With the Exiles he has grown up in a back line that includes the internationals David Curtis, Rob Saunders and Jim Staples. They will shortly be joined by Niall Malone. Staples, forced to withdraw from the game against Scotland, trains with Geoghegan on a running track at Battersea. 'I've heard comments about him being a one season wonder,' Staples said. 'They're uninformed. He has a great hunger and enthusiasm. He's never fully tackled until he's on the floor and his defensive qualities are overlooked. He's great for a full-back to play with because he deflects attention. When Brian Smith joined rugby league Ireland's style changed and that is something Simon suffered from. Any wing needs time and space. Even Rory Underwood wouldn't be effective without it.

'When you play against England there are a number of players to mark. Against Ireland you can focus on one or two. I'd like to see how the other wings would perform in a green shirt, how they would cope with the amount of defensive work. I'd like to see him given a chance for the Lions.'

Ireland are not expected to be a major contributor to the British Lions tour to New Zealand. 'I want to go on it but it's going to be very, very difficult,' Geoghegan said. 'if we get whitewashed . . . I don't see any reason why England can't win the whole thing again and they have second and third choice players who are better than us.
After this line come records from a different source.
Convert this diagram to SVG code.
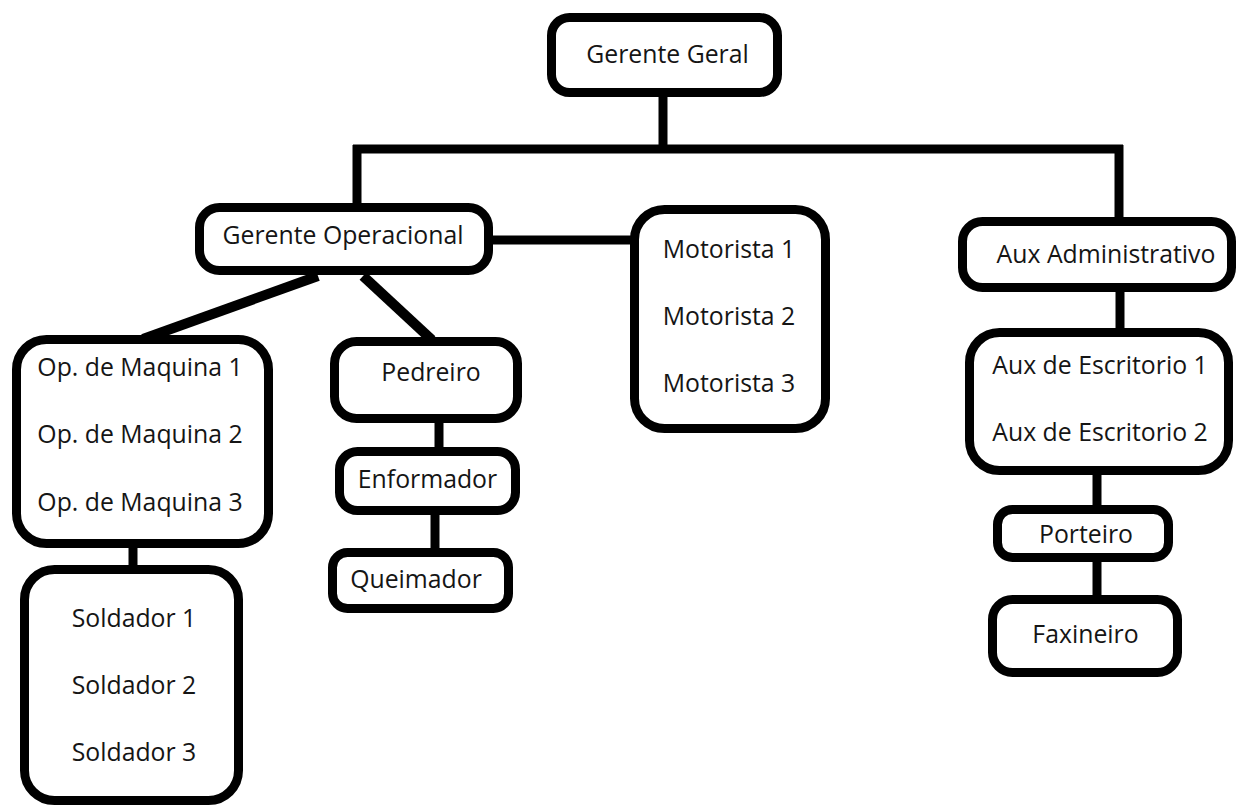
<svg xmlns="http://www.w3.org/2000/svg" width="1239" height="807" viewBox="0 0 1239 807">
<style>
.box{fill:#fff;stroke:#000;stroke-width:9}
.c{stroke:#000;stroke-width:9;fill:none;stroke-linecap:butt}
text{font-family:"Open Sans","Noto Sans",sans-serif;font-size:24.8px;fill:#151515;text-anchor:middle}
</style>
<rect width="1239" height="807" fill="#fff"/>
<g id="connectors">
<line class="c" x1="663" y1="95" x2="663" y2="149"/>
<line class="c" x1="353" y1="149" x2="1123" y2="149"/>
<line class="c" x1="357" y1="145" x2="357" y2="208"/>
<line class="c" x1="1119" y1="145" x2="1119" y2="222"/>
<line class="c" x1="490" y1="240" x2="635" y2="240"/>
<line class="c" style="stroke-width:10" x1="318" y1="276" x2="143" y2="339"/>
<line class="c" style="stroke-width:10" x1="363" y1="276" x2="432" y2="340"/>
<line class="c" x1="133" y1="546" x2="133" y2="570"/>
<line class="c" x1="439" y1="421" x2="439" y2="452"/>
<line class="c" x1="435" y1="513" x2="435" y2="553"/>
<line class="c" x1="1120" y1="290" x2="1120" y2="333"/>
<line class="c" x1="1097" y1="473" x2="1097" y2="510"/>
<line class="c" x1="1097" y1="560" x2="1097" y2="600"/>
</g>
<g id="gerente-geral"><rect class="box" x="551.5" y="17.5" width="226" height="75" rx="18"/><text x="667.5" y="63">Gerente Geral</text></g>
<g id="gerente-operacional"><rect class="box" x="199.5" y="207.5" width="289" height="63" rx="20"/><text x="343" y="244">Gerente Operacional</text></g>
<g id="motoristas"><rect class="box" x="634.5" y="209.5" width="191" height="219" rx="30"/><text x="729" y="258">Motorista 1</text><text x="729" y="325">Motorista 2</text><text x="729" y="392">Motorista 3</text></g>
<g id="aux-administrativo"><rect class="box" x="962.5" y="221.5" width="269" height="66" rx="20"/><text x="1106" y="263">Aux Administrativo</text></g>
<g id="op-maquina"><rect class="box" x="16.5" y="339.5" width="252" height="204" rx="30"/><text x="140" y="376">Op. de Maquina 1</text><text x="140" y="443">Op. de Maquina 2</text><text x="140" y="511">Op. de Maquina 3</text></g>
<g id="pedreiro"><rect class="box" x="334.5" y="341.5" width="183" height="77" rx="22"/><text x="431" y="381">Pedreiro</text></g>
<g id="enformador"><rect class="box" x="339.5" y="451.5" width="176" height="59" rx="18"/><text x="427.5" y="488">Enformador</text></g>
<g id="queimador"><rect class="box" x="332.5" y="552.5" width="176" height="56" rx="15"/><text x="416" y="588">Queimador</text></g>
<g id="soldadores"><rect class="box" x="24.5" y="569.5" width="214" height="231" rx="30"/><text x="134" y="627">Soldador 1</text><text x="134" y="694">Soldador 2</text><text x="134" y="761">Soldador 3</text></g>
<g id="aux-escritorio"><rect class="box" x="969.5" y="332.5" width="259" height="138" rx="30"/><text x="1100" y="374">Aux de Escritorio 1</text><text x="1100" y="441">Aux de Escritorio 2</text></g>
<g id="porteiro"><rect class="box" x="997.5" y="509.5" width="171" height="48" rx="15"/><text x="1086" y="543">Porteiro</text></g>
<g id="faxineiro"><rect class="box" x="992.5" y="599.5" width="185" height="73" rx="20"/><text x="1085.5" y="643">Faxineiro</text></g>
</svg>
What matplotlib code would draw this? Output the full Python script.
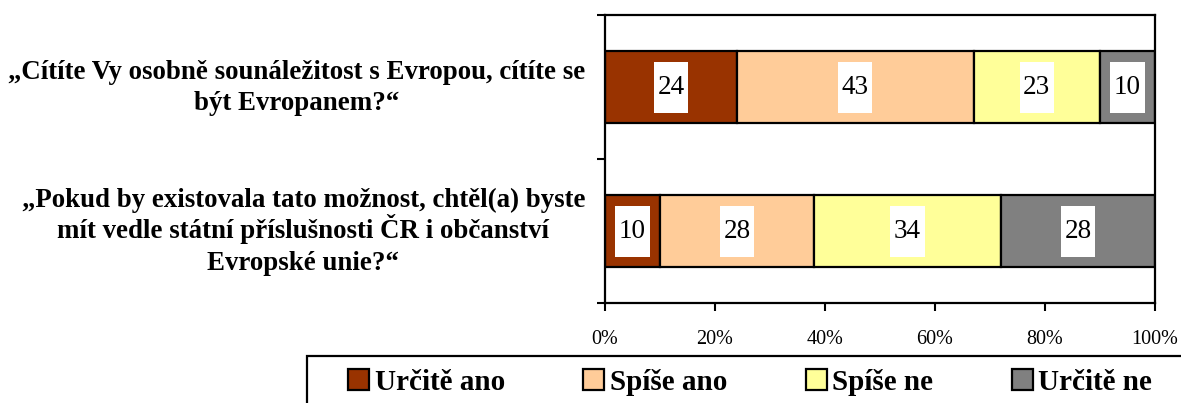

'We have a small pool and we've never been a really strong rugby nation but if we can get our organisation right and our fitness there is no reason why we can't compete. The trouble is we're always losing good players. Pride and blood and thunder is no longer enough.

'It is very frustrating and you can see how frustrated a player like Brendan Mullin was throughout his career.' Ireland have taken some very big hits which must be psychologically demoralising but the animated Geoghegan, for one, remains full of running.